• _What is asked_
Retype each entry below, keeping every character the same.

• _Exercise inputs_
-- start --

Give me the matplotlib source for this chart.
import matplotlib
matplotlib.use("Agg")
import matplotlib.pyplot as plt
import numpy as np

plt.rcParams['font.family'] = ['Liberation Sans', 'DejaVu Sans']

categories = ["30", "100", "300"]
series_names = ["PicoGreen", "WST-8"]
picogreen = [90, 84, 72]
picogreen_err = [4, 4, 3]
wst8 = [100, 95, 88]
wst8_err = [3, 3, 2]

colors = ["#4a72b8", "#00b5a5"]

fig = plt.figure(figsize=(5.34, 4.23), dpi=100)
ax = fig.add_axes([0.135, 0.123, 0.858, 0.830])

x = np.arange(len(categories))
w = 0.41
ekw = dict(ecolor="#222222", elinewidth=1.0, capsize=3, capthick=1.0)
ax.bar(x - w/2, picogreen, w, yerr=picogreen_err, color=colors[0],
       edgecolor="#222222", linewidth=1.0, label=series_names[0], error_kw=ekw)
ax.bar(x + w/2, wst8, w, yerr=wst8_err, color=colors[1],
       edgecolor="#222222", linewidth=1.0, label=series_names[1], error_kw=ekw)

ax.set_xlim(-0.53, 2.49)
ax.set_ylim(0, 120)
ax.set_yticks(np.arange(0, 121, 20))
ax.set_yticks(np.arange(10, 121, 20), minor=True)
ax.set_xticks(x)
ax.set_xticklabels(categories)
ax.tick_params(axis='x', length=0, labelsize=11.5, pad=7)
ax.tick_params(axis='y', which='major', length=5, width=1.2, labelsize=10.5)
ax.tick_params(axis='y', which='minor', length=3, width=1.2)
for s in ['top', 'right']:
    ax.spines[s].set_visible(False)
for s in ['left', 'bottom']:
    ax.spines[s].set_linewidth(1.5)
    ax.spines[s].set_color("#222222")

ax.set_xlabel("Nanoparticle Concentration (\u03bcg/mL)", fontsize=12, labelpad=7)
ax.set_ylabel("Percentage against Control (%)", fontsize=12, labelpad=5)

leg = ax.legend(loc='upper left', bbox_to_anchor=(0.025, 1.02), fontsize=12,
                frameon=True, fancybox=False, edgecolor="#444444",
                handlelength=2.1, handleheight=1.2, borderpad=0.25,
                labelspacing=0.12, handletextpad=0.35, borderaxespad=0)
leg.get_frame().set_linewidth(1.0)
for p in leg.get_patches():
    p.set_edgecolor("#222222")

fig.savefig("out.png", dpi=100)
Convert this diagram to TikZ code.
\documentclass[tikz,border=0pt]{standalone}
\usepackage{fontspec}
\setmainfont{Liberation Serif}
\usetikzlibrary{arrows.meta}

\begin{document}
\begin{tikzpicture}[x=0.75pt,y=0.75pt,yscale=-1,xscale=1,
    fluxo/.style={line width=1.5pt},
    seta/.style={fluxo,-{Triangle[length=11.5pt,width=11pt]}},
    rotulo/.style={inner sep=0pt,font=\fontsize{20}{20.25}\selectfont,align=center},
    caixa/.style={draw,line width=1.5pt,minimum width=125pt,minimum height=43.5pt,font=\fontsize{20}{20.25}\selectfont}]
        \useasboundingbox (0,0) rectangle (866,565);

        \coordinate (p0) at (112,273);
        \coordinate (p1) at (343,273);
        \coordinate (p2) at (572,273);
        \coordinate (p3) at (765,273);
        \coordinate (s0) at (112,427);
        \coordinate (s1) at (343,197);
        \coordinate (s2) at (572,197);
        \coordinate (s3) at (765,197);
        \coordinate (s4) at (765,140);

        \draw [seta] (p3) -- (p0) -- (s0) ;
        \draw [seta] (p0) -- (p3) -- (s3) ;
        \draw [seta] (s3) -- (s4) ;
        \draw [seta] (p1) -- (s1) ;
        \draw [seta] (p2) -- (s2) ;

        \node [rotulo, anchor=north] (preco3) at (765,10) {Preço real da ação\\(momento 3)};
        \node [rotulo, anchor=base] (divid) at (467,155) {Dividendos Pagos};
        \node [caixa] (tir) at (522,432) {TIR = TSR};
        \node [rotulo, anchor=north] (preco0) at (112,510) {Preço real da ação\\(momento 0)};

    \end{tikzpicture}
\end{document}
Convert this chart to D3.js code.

-- end --

• _Written response_
Give me the matplotlib source for this chart.
import matplotlib
matplotlib.use("Agg")
import matplotlib.pyplot as plt
import numpy as np

plt.rcParams['font.family'] = ['Liberation Sans', 'DejaVu Sans']

categories = ["30", "100", "300"]
series_names = ["PicoGreen", "WST-8"]
picogreen = [90, 84, 72]
picogreen_err = [4, 4, 3]
wst8 = [100, 95, 88]
wst8_err = [3, 3, 2]

colors = ["#4a72b8", "#00b5a5"]

fig = plt.figure(figsize=(5.34, 4.23), dpi=100)
ax = fig.add_axes([0.135, 0.123, 0.858, 0.830])

x = np.arange(len(categories))
w = 0.41
ekw = dict(ecolor="#222222", elinewidth=1.0, capsize=3, capthick=1.0)
ax.bar(x - w/2, picogreen, w, yerr=picogreen_err, color=colors[0],
       edgecolor="#222222", linewidth=1.0, label=series_names[0], error_kw=ekw)
ax.bar(x + w/2, wst8, w, yerr=wst8_err, color=colors[1],
       edgecolor="#222222", linewidth=1.0, label=series_names[1], error_kw=ekw)

ax.set_xlim(-0.53, 2.49)
ax.set_ylim(0, 120)
ax.set_yticks(np.arange(0, 121, 20))
ax.set_yticks(np.arange(10, 121, 20), minor=True)
ax.set_xticks(x)
ax.set_xticklabels(categories)
ax.tick_params(axis='x', length=0, labelsize=11.5, pad=7)
ax.tick_params(axis='y', which='major', length=5, width=1.2, labelsize=10.5)
ax.tick_params(axis='y', which='minor', length=3, width=1.2)
for s in ['top', 'right']:
    ax.spines[s].set_visible(False)
for s in ['left', 'bottom']:
    ax.spines[s].set_linewidth(1.5)
    ax.spines[s].set_color("#222222")

ax.set_xlabel("Nanoparticle Concentration (\u03bcg/mL)", fontsize=12, labelpad=7)
ax.set_ylabel("Percentage against Control (%)", fontsize=12, labelpad=5)

leg = ax.legend(loc='upper left', bbox_to_anchor=(0.025, 1.02), fontsize=12,
                frameon=True, fancybox=False, edgecolor="#444444",
                handlelength=2.1, handleheight=1.2, borderpad=0.25,
                labelspacing=0.12, handletextpad=0.35, borderaxespad=0)
leg.get_frame().set_linewidth(1.0)
for p in leg.get_patches():
    p.set_edgecolor("#222222")

fig.savefig("out.png", dpi=100)
Convert this diagram to TikZ code.
\documentclass[tikz,border=0pt]{standalone}
\usepackage{fontspec}
\setmainfont{Liberation Serif}
\usetikzlibrary{arrows.meta}

\begin{document}
\begin{tikzpicture}[x=0.75pt,y=0.75pt,yscale=-1,xscale=1,
    fluxo/.style={line width=1.5pt},
    seta/.style={fluxo,-{Triangle[length=11.5pt,width=11pt]}},
    rotulo/.style={inner sep=0pt,font=\fontsize{20}{20.25}\selectfont,align=center},
    caixa/.style={draw,line width=1.5pt,minimum width=125pt,minimum height=43.5pt,font=\fontsize{20}{20.25}\selectfont}]
        \useasboundingbox (0,0) rectangle (866,565);

        \coordinate (p0) at (112,273);
        \coordinate (p1) at (343,273);
        \coordinate (p2) at (572,273);
        \coordinate (p3) at (765,273);
        \coordinate (s0) at (112,427);
        \coordinate (s1) at (343,197);
        \coordinate (s2) at (572,197);
        \coordinate (s3) at (765,197);
        \coordinate (s4) at (765,140);

        \draw [seta] (p3) -- (p0) -- (s0) ;
        \draw [seta] (p0) -- (p3) -- (s3) ;
        \draw [seta] (s3) -- (s4) ;
        \draw [seta] (p1) -- (s1) ;
        \draw [seta] (p2) -- (s2) ;

        \node [rotulo, anchor=north] (preco3) at (765,10) {Preço real da ação\\(momento 3)};
        \node [rotulo, anchor=base] (divid) at (467,155) {Dividendos Pagos};
        \node [caixa] (tir) at (522,432) {TIR = TSR};
        \node [rotulo, anchor=north] (preco0) at (112,510) {Preço real da ação\\(momento 0)};

    \end{tikzpicture}
\end{document}
Convert this chart to D3.js code.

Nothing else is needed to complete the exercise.